人材教育 The Movie ~映画でわかる世界と人~ 第43回 『ペルセポリス』川西玲子氏 時事・映画評論家
「ペルセポリス」
2007年 フランス 監督:マルジャン・サトラピ、ヴァンサン・パロノー
2016年の1月、10年続いたイランに対する経済制裁が解除された。核開発を大幅に縮小することで、欧米諸国と合意したのである。この制裁解除を受けて、イランは積極的な経済外交を展開し、各国もこの資源大国に熱い視線を注いでいる。
1960年代以降、イランはパーレビ国王の独裁体制下で、中東有数の近代国家となり、日本との関係も良好だった。1973年には、イラン側と折半でイラン・ジャパン石油化学を設立。このプロジェクトは、1979年のホメイニ(イラン)革命でイスラム原理主義国家が誕生し、欧米との関係が悪化した後も、イラン・イラク戦争をくぐり抜けて、1981年に頓挫するまで続いた。そしてバブル期には、多くのイラン人が日本に出稼ぎにやってきた。
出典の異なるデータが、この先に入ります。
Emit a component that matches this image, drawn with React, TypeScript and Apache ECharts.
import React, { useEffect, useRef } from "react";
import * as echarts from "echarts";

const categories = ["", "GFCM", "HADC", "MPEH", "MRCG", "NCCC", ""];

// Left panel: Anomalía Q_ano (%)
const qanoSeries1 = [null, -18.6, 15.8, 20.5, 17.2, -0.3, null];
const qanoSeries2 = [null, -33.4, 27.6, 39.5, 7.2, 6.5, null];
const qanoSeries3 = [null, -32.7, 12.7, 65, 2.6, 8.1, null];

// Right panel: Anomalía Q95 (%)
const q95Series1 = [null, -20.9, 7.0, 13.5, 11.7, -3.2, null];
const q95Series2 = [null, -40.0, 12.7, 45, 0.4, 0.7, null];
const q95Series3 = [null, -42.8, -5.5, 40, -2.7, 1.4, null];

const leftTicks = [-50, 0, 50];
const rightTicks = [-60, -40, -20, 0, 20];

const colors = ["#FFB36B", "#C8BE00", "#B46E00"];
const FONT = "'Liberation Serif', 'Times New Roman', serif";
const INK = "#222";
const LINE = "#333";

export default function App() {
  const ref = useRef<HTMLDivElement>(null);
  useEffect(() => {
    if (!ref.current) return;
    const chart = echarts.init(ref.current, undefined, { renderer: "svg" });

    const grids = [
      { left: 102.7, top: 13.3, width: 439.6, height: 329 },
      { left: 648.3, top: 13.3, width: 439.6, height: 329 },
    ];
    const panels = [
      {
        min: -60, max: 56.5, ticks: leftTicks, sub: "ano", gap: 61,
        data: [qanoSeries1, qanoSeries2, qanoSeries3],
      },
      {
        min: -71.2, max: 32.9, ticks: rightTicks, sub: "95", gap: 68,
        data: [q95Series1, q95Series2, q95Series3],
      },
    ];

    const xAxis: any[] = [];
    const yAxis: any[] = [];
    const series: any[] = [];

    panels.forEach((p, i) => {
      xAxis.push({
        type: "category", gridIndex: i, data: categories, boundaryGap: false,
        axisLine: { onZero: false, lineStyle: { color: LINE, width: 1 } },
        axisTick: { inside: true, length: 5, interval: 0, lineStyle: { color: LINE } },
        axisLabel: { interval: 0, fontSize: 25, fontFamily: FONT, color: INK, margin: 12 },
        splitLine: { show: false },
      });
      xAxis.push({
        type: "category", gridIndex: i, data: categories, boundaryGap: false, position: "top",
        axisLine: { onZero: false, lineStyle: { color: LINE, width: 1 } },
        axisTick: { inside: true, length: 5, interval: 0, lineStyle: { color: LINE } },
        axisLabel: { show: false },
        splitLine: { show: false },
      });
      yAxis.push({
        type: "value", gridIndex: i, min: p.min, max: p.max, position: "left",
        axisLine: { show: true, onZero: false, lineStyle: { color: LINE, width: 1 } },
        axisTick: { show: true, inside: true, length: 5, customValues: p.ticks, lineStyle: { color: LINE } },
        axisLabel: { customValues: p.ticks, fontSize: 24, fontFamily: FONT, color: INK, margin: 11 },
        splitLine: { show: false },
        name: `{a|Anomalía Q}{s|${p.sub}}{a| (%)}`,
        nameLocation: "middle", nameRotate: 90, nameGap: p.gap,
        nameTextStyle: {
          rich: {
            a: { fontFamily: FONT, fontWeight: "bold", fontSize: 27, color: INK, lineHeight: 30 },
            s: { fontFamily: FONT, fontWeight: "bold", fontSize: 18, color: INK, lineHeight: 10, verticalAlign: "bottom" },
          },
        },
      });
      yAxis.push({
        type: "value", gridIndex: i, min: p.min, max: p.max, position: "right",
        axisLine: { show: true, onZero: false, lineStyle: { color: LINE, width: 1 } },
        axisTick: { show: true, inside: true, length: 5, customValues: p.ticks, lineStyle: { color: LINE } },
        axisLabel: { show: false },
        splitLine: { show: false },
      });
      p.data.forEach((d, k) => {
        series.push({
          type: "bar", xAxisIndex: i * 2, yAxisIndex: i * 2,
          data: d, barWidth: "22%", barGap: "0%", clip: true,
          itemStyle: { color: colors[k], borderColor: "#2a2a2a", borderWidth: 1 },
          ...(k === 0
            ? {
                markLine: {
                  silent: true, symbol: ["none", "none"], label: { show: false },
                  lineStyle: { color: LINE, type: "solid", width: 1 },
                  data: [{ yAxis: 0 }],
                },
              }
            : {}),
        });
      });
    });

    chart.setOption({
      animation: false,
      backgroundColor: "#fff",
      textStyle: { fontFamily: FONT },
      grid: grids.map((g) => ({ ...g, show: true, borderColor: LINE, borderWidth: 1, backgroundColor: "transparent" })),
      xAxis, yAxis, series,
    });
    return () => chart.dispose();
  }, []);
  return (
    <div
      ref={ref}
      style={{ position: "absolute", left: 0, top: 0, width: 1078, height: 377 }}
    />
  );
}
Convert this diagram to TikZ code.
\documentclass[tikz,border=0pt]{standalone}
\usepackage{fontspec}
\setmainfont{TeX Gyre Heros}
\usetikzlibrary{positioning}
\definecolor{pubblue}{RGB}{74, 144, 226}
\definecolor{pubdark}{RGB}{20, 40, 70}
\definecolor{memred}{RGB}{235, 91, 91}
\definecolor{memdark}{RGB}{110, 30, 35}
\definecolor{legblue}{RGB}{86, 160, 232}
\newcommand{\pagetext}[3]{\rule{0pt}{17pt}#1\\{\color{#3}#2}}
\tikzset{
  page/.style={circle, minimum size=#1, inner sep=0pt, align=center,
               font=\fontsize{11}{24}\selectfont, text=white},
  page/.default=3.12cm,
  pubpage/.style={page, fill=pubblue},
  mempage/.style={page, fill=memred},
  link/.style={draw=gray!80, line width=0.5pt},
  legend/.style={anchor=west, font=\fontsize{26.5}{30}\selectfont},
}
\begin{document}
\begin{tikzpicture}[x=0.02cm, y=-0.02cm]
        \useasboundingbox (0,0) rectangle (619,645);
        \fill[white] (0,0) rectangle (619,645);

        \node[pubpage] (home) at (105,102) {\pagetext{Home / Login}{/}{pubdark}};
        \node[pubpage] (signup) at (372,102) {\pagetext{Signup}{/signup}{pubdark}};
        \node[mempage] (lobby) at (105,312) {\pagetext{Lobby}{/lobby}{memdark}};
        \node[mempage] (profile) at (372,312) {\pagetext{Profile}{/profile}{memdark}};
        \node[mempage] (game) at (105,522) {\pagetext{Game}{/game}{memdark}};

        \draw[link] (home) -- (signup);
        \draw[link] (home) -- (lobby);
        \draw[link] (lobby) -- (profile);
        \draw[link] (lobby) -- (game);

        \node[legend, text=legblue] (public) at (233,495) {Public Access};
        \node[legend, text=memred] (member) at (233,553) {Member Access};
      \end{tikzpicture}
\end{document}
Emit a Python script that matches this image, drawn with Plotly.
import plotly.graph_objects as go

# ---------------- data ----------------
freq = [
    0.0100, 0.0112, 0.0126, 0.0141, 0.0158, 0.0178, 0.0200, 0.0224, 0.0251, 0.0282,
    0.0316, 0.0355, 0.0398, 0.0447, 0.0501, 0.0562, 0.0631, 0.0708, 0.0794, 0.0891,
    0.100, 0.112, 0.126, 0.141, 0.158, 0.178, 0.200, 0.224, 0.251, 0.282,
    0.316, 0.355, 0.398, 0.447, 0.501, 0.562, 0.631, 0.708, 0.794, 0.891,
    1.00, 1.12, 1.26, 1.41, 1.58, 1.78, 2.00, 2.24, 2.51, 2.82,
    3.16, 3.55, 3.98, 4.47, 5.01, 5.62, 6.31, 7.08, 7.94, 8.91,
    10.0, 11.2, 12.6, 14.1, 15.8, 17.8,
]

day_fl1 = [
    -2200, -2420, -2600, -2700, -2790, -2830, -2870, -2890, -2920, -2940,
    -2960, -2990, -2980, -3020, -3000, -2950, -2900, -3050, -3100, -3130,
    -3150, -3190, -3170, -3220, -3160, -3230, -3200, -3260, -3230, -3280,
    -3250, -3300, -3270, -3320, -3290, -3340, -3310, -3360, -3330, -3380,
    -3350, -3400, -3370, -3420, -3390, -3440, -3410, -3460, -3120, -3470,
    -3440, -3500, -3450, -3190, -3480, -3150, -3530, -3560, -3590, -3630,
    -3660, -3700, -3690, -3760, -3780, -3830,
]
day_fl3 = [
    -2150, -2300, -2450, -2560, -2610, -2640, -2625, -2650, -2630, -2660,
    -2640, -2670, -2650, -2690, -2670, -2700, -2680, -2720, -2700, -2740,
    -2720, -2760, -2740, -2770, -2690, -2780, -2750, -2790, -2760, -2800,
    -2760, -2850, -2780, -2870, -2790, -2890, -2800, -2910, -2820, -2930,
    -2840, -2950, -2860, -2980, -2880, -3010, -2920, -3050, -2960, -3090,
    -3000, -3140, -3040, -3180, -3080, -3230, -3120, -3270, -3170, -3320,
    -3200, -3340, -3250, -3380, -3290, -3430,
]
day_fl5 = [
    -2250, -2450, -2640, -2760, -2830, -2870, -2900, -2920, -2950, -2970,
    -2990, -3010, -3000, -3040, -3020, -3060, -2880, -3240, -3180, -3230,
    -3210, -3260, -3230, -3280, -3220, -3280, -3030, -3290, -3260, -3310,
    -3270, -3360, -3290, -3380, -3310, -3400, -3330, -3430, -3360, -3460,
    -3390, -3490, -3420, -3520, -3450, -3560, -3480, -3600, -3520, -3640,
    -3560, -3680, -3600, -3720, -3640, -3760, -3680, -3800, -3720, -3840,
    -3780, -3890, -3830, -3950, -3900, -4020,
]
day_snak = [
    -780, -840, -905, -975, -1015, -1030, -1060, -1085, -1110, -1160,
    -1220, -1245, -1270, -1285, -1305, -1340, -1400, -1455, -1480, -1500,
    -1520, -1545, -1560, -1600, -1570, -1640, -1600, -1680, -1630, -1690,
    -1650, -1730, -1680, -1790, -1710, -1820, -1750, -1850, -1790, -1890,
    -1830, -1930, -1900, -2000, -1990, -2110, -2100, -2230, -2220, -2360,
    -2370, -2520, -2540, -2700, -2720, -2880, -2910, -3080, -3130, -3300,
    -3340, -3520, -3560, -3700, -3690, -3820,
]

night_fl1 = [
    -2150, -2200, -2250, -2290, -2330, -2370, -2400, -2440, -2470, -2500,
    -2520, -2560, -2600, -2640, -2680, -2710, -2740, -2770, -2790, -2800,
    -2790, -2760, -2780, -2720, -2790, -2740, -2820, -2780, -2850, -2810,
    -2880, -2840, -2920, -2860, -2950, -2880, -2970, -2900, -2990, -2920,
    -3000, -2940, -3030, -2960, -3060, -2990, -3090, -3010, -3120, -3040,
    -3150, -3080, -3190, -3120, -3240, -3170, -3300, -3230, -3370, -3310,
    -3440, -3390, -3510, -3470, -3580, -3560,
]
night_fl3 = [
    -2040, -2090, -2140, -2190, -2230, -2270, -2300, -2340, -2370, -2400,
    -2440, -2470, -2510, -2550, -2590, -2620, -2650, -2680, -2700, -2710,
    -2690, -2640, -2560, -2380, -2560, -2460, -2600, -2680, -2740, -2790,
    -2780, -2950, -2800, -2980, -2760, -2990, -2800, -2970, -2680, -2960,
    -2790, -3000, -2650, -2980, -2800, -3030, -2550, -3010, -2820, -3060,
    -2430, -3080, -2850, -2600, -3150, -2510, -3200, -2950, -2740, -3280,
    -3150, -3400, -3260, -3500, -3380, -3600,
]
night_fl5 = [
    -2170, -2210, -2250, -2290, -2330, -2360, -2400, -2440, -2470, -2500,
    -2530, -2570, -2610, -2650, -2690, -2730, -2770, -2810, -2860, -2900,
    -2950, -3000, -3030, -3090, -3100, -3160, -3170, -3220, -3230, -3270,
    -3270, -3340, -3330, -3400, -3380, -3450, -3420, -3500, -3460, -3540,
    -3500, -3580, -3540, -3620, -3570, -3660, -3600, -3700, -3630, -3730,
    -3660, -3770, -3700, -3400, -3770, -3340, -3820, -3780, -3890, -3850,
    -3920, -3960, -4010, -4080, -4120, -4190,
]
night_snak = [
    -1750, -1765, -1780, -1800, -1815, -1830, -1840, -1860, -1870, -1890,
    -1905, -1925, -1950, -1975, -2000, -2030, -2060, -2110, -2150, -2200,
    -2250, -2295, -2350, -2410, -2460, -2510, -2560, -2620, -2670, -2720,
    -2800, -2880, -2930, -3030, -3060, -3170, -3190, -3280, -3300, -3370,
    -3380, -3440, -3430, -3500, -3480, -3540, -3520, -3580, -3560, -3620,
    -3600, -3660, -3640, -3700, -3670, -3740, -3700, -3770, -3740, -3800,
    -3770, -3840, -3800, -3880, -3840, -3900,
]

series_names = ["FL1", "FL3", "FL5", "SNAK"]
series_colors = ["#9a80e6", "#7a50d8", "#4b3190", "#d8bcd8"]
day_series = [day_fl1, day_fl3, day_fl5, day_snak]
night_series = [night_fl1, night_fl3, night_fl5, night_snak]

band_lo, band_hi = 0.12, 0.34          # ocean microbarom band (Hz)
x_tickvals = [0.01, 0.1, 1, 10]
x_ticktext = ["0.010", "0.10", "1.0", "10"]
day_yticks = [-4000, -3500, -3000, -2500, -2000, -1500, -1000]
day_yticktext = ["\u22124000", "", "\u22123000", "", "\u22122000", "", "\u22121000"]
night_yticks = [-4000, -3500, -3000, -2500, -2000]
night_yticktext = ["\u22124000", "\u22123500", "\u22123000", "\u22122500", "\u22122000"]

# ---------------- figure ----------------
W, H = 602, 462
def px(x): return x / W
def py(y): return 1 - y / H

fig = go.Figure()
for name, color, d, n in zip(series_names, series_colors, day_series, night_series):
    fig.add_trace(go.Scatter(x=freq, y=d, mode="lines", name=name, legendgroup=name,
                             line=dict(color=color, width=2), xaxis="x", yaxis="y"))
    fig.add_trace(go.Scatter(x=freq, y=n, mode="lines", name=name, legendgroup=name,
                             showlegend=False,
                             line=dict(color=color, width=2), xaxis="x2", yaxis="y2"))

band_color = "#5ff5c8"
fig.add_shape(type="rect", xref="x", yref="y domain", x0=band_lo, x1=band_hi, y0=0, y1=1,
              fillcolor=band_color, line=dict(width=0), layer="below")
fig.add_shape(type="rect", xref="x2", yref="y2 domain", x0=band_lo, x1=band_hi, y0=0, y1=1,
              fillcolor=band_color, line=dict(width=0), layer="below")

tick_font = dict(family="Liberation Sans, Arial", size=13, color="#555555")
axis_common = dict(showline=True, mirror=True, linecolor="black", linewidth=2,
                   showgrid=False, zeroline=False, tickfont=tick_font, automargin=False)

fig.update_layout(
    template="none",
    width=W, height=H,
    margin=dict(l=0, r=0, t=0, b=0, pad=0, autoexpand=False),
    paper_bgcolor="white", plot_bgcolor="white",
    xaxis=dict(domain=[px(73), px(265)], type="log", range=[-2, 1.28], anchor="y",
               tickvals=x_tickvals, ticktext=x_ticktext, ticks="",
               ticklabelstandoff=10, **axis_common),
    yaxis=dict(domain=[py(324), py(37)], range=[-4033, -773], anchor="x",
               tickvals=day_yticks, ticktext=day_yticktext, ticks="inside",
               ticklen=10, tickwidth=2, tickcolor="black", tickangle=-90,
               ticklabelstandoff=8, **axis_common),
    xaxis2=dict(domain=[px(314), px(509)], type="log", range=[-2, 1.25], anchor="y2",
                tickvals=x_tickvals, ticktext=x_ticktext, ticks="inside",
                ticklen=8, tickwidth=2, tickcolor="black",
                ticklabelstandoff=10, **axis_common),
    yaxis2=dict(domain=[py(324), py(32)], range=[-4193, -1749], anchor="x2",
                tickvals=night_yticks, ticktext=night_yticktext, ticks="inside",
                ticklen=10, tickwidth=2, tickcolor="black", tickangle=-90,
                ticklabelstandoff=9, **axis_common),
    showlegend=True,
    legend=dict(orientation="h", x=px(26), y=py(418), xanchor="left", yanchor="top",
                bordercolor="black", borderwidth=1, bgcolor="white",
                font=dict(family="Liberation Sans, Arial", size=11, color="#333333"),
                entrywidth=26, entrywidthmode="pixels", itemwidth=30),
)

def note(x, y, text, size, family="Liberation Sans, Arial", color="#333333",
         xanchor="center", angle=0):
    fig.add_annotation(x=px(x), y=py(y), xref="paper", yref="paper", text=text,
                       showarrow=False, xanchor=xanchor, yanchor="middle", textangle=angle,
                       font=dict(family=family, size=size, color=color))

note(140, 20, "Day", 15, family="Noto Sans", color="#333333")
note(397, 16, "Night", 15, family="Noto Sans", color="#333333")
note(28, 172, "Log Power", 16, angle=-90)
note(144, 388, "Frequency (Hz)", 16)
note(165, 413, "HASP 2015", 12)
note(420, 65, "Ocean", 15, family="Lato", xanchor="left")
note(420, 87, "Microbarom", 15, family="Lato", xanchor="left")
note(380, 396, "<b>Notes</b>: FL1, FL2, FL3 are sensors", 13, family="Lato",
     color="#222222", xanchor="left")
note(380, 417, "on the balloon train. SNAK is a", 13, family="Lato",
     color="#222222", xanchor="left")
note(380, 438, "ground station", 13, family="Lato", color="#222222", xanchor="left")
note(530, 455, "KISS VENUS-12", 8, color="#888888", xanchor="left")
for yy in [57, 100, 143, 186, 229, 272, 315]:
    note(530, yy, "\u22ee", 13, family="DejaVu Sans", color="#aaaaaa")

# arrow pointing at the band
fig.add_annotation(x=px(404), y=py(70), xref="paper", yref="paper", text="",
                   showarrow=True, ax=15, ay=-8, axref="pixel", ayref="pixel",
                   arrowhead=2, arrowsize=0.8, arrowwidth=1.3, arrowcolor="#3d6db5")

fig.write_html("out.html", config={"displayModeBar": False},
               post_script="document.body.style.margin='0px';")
日本はその後も、官民一体でイランの石油開発を模索した。2004年には、世界最大級と言われるアザデガン油田の開発に着手。日産26万バーレルの生産量を見込んでいた。だがイランに核開発疑惑が持ち上がり、アメリカの強い要請で撤退せざるを得なくなった。
イランの近現代史は、石油権益を狙う欧米諸国との、駆け引きと癒着の歴史でもある。パーレビ国王は欧米諸国の支援を受けつつ、国内では独裁体制を敷いていた。世界を驚かせたホメイニ革命は、このような国の在り方に対する反発だったのである。